Saturday, May 16, 2026

Beethoven’s Fidelio at Severance

Franz Welser-Möst and the Cleveland Orchestra are wrapping up the 2025-2026 Season this month, and this weekend featured the orchestra’s annual opera production: Beethoven’s only work in the genre, Fidelio.

Let’s put the obvious up front, as an opera, Fidelio has strengths and glaring weaknesses.  It went through two failed productions in 1805 and 1806 before it was heavily revised and successfully mounted in 1814.  Beethoven was never a great writer for the voice, and this opera puts that limitation front and center. The libretto, which was based on two previous operas, centers around a woman who disguises herself as a man to get a job as a prison guard and free her husband from captivity.  Beethoven’s pacing is uneven and things don’t really get moving until the second act.  Yet what matters most is not the details of the plot, but the thematic context: the durability of love and freedom from oppression.

This was my first time seeing Fidelio.  Though it was presented without staging, several things came through that aren’t that apparent on recordings: the humor when Marzelline snarkily resists Jaquino’s advances in the first act; or the absurdity when Rocco notes of Leonore/Fidelio “this woman was about to become my son-in-law!”

As usual, the orchestra played spotlessly and with superb balance, so the singers were never overpowered.  Welser-Möst’s pacing was masterful.  Tony F. Sias presented the narrative sections in English which helped clarify the plot.  The singers were consistently on a high level; but special mention must be made of David Butt Philip’s performance as Florestan, whose opening “GOTT!” was simply astonishing.



In today’s era, particularly in the United States, when LGBTQ people find their rights being threatened, and when trans and non-binary people are subject to increasing hostility, the Cleveland Orchestra’s production of Fidelio can be legitimately seen as having more than musical context.  The past few years have demonstrated that this valued and venerable Cleveland institution is unafraid to make statements that go beyond pure music. 

Sunday, May 10, 2026

Prokofiev, Neuwirth, and Wagner with Welser-Möst and Widmann

With the Cleveland Orchestra’s 2025-2026 season approaching its close, music director Franz Welser-Möst returned to the podium to lead a program that seemed tailor made for the ensemble: a popular early-20th Century Symphony, the US premiere of a new work, capped off by roof-shaking opera excepts from the 19th Century.

The concert opened in with a perfectly proportioned rendition of Prokofiev’s Symphony No. 1 in C major, the so-called “Classical” symphony.  Welser-Möst adopted a slightly more relaxed tempo than usual for the opening movement, almost an Allegro moderato instead of Allegro.

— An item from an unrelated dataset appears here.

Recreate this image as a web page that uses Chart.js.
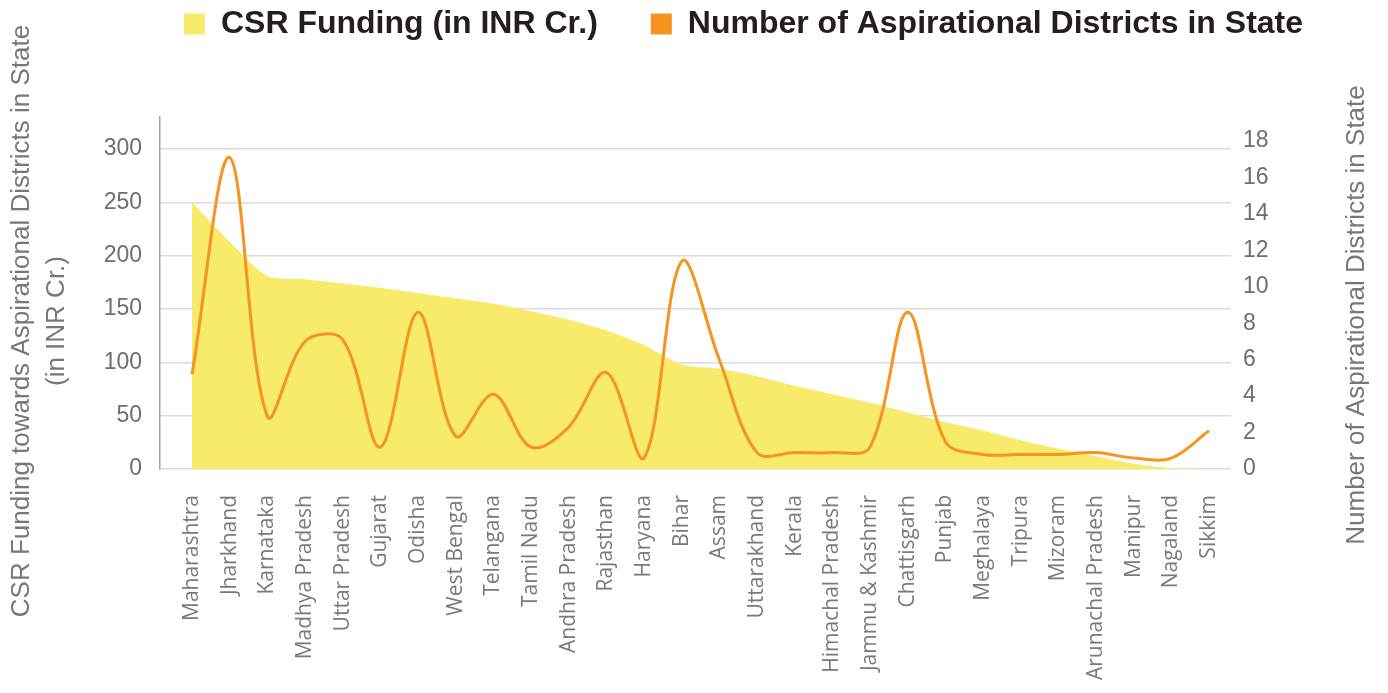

This contrasted nicely with a somewhat brisker than usual second movement, before moving onto a Gavotte which featured some beautifully timed rubati when the winds entered with the main theme.  The Finale, which featured the repeat, was especially buoyant.

Clarinet soloist Jörg Widmann (a composer himself) joined Welser-Möst and the orchestra for Zones of Blue, a new work by Austrian composer Olga Neuwirth.  This is one of those works which takes the “everything but the kitchen sink” approach to orchestration.  I won’t waste your time or my mental energy going over the details of a work which was a curious mix of half-hearted riffs from Gershwin (including the opening salvo of Rhapsody in Blue) and Miles Davis, mixed with orchestral noise. I have never particularly cared for the sound of the clarinet, and this work only served to aggravate my tinnitus.

The second half of the concert was devoted to a well-selected grouping of from Götterdämmerung, the final opera in Wagner’s The Ring of the Nibelung tetralogy.  Welser-Möst’s approach to Wagner somewhat reminds me of Karl Böhm’s.  He keeps the tempos moving yet flexible, without allowing the orchestra to sound overly bombastic – as doing so in an actual operatic performance would overwhelm the singers.  This made for an effective, cohesive presentation of what are usually derisively referred to as “bleeding chunks” from Wagner’s epic.



A relic from an earlier era at Severance


The previous day, Daniel and I attended a performance The Outsiders musical at Connor Palace theatre in Playhouse Square.  The performers should be lauded, but the musical numbers themselves were weak.  The whole did not pack the emotional punch of the 1983 film.